The Competition of Roughness and Curvature in Area-Constrained Polymer Models

Abstract: The competition between local Brownian roughness and global parabolic curvature experienced in many random interface models reflects an important aspect of the KPZ universality class. It may be summarised by an exponent triple $(1/2,1/3,2/3)$ representing local interface fluctuation, local roughness (or inward deviation) and convex hull facet length. The three effects arise, for example, in droplets in planar Ising models (Alexander, '01, Hammond, '11,'12). In this article, we offer a new perspective on this phenomenon. We consider directed last passage percolation model in the plane, a paradigmatic example in the KPZ universality class, and constrain the maximizing path under the additional requirement of enclosing an atypically large area. The interface suffers a constraint of parabolic curvature as before, but now its local structure is the KPZ fixed point polymer's rather than Brownian. The local interface fluctuation exponent is thus two-thirds rather than one-half.
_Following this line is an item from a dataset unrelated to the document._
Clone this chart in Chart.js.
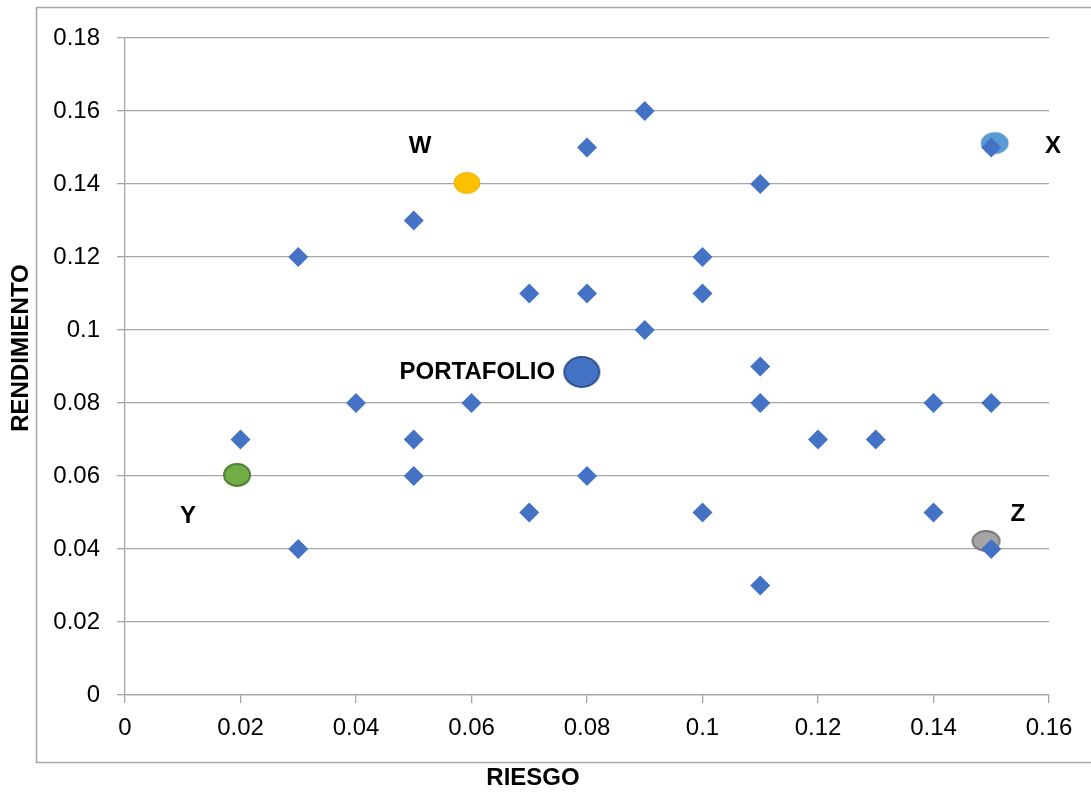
<!DOCTYPE html>
<html lang="es">
<head>
    <meta charset="UTF-8">
    <title>Riesgo vs Rendimiento</title>
    <script src="https://cdn.jsdelivr.net/npm/chart.js"></script>
    <style>
        html, body {
            margin: 0;
            padding: 0;
            background: #fff;
        }

        #chart-div {
            width: 1091px;
            height: 793px;
        }
    </style>
</head>
<body>

    <div id="chart-div">
        <canvas id="chart" width="1091" height="793"></canvas>
    </div>

    <script>
        // blue diamonds: riesgo / rendimiento
        const riesgo = [0.02, 0.03, 0.03, 0.04, 0.05, 0.05, 0.05, 0.06, 0.07, 0.07,
                        0.08, 0.08, 0.08, 0.09, 0.09, 0.10, 0.10, 0.10, 0.11, 0.11,
                        0.11, 0.11, 0.12, 0.13, 0.14, 0.14, 0.15, 0.15, 0.15];
        const rendimiento = [0.07, 0.12, 0.04, 0.08, 0.13, 0.07, 0.06, 0.08, 0.11, 0.05,
                             0.15, 0.11, 0.06, 0.16, 0.10, 0.12, 0.11, 0.05, 0.14, 0.09,
                             0.08, 0.03, 0.07, 0.07, 0.08, 0.05, 0.15, 0.08, 0.04];

        // highlighted points
        const specialNames = ['W', 'X', 'Y', 'Z', 'PORTAFOLIO'];
        const specialRiesgo = [0.0592, 0.1506, 0.0194, 0.1491, 0.0791];
        const specialRend = [0.1403, 0.1512, 0.0603, 0.0422, 0.0885];

        // where the letters sit (data units)
        const labelRiesgo = [0.0511, 0.1607, 0.0109, 0.1546, 0.0610];
        const labelRend = [0.1504, 0.1504, 0.0490, 0.0496, 0.0885];

        const xTicks = [0, 0.02, 0.04, 0.06, 0.08, 0.10, 0.12, 0.14, 0.16];
        const yTicks = [0, 0.02, 0.04, 0.06, 0.08, 0.10, 0.12, 0.14, 0.16, 0.18];

        function ellipse(w, h, fill, stroke, lw) {
            const c = document.createElement('canvas');
            c.width = w + 4;
            c.height = h + 4;
            const g = c.getContext('2d');
            g.beginPath();
            g.ellipse(c.width / 2, c.height / 2, w / 2, h / 2, 0, 0, Math.PI * 2);
            g.fillStyle = fill;
            g.fill();
            if (lw) {
                g.lineWidth = lw;
                g.strokeStyle = stroke;
                g.stroke();
            }
            return c;
        }

        const markers = [
            ellipse(26, 21, '#FFC000', '#E8AE00', 1),
            ellipse(27, 21, '#5B9BD5', '#4F8CC6', 1),
            ellipse(26, 22, '#70AD47', '#507E32', 2),
            ellipse(27, 20, '#A5A5A5', '#787878', 2),
            ellipse(35, 30, '#4472C4', '#2F528F', 2)
        ];

        const fmt = v => String(Number(v.toFixed(2)));

        const frameAndText = {
            id: 'frameAndText',
            beforeDraw(chart) {
                const c = chart.ctx;
                c.save();
                c.fillStyle = '#fff';
                c.fillRect(0, 0, chart.width, chart.height);
                c.strokeStyle = '#A6A6A6';
                c.lineWidth = 1.5;
                c.strokeRect(36.5, 7.5, chart.width, 755);
                c.restore();
            },
            afterDraw(chart) {
                const c = chart.ctx;
                const xs = chart.scales.x, ys = chart.scales.y;
                c.save();
                c.fillStyle = '#000';
                c.font = 'bold 24px "Liberation Sans", Arial, sans-serif';
                c.textAlign = 'center';
                c.textBaseline = 'middle';
                specialNames.forEach((n, i) => {
                    c.fillText(n, xs.getPixelForValue(labelRiesgo[i]), ys.getPixelForValue(labelRend[i]));
                });
                c.font = 'bold 24px "Liberation Sans", Arial, sans-serif';
                c.fillText('RIESGO', 533, 778);
                c.translate(21, 348);
                c.rotate(-Math.PI / 2);
                c.fillText('RENDIMIENTO', 0, 0);
                c.restore();
            }
        };

        const ctx = document.getElementById('chart').getContext('2d');
        const chart = new Chart(ctx, {
            type: 'scatter',
            data: {
                datasets: [{
                    label: 'Activos',
                    data: riesgo.map((x, i) => ({ x: x, y: rendimiento[i] })),
                    pointStyle: 'rectRot',
                    pointRadius: 10,
                    pointHoverRadius: 10,
                    backgroundColor: '#4472C4',
                    borderColor: '#4472C4',
                    borderWidth: 0
                }, {
                    label: 'Destacados',
                    data: specialRiesgo.map((x, i) => ({ x: x, y: specialRend[i] })),
                    pointStyle: markers,
                    pointRadius: 14,
                    backgroundColor: '#4472C4',
                    borderWidth: 0
                }]
            },
            options: {
                responsive: false,
                animation: false,
                events: [],
                layout: {
                    padding: { top: 38, right: 42, bottom: 0, left: 0 }
                },
                plugins: {
                    legend: { display: false },
                    tooltip: { enabled: false }
                },
                scales: {
                    x: {
                        type: 'linear',
                        min: 0,
                        max: 0.16,
                        afterBuildTicks: s => { s.ticks = xTicks.map(v => ({ value: v })); },
                        afterFit: s => { s.height = 98; },
                        grid: {
                            drawOnChartArea: false,
                            drawTicks: true,
                            tickLength: 8,
                            color: '#A6A6A6',
                            lineWidth: 1.3
                        },
                        border: { color: '#A6A6A6', width: 1.3 },
                        ticks: {
                            callback: v => fmt(v),
                            color: '#000',
                            padding: 11,
                            maxRotation: 0,
                            font: { family: '"Liberation Sans", Arial, sans-serif', size: 24 }
                        }
                    },
                    y: {
                        type: 'linear',
                        min: 0,
                        max: 0.18,
                        afterBuildTicks: s => { s.ticks = yTicks.map(v => ({ value: v })); },
                        afterFit: s => { s.width = 125; },
                        grid: {
                            drawTicks: true,
                            tickLength: 8,
                            color: '#A6A6A6',
                            lineWidth: 1.3
                        },
                        border: { color: '#A6A6A6', width: 1.3 },
                        ticks: {
                            callback: v => fmt(v),
                            color: '#000',
                            padding: 17,
                            font: { family: '"Liberation Sans", Arial, sans-serif', size: 24 }
                        }
                    }
                }
            },
            plugins: [frameAndText]
        });
    </script>
</body>
</html>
We prove that the facet lengths of the constrained path's convex hull are governed by an exponent of $3/4$, and inward deviation by an exponent of $1/2$. That is, the exponent triple is now $(2/3,1/2,3/4)$ in place of $(1/2,1/3,2/3)$. This phenomenon appears to be shared among various isoperimetrically extremal circuits in local randomness. Indeed, we formulate a conjecture to this effect concerning such circuits in supercritical percolation, whose Wulff-like first-order behaviour was recently established (Biskup, Louidor, Procaccia and Rosenthal, '12).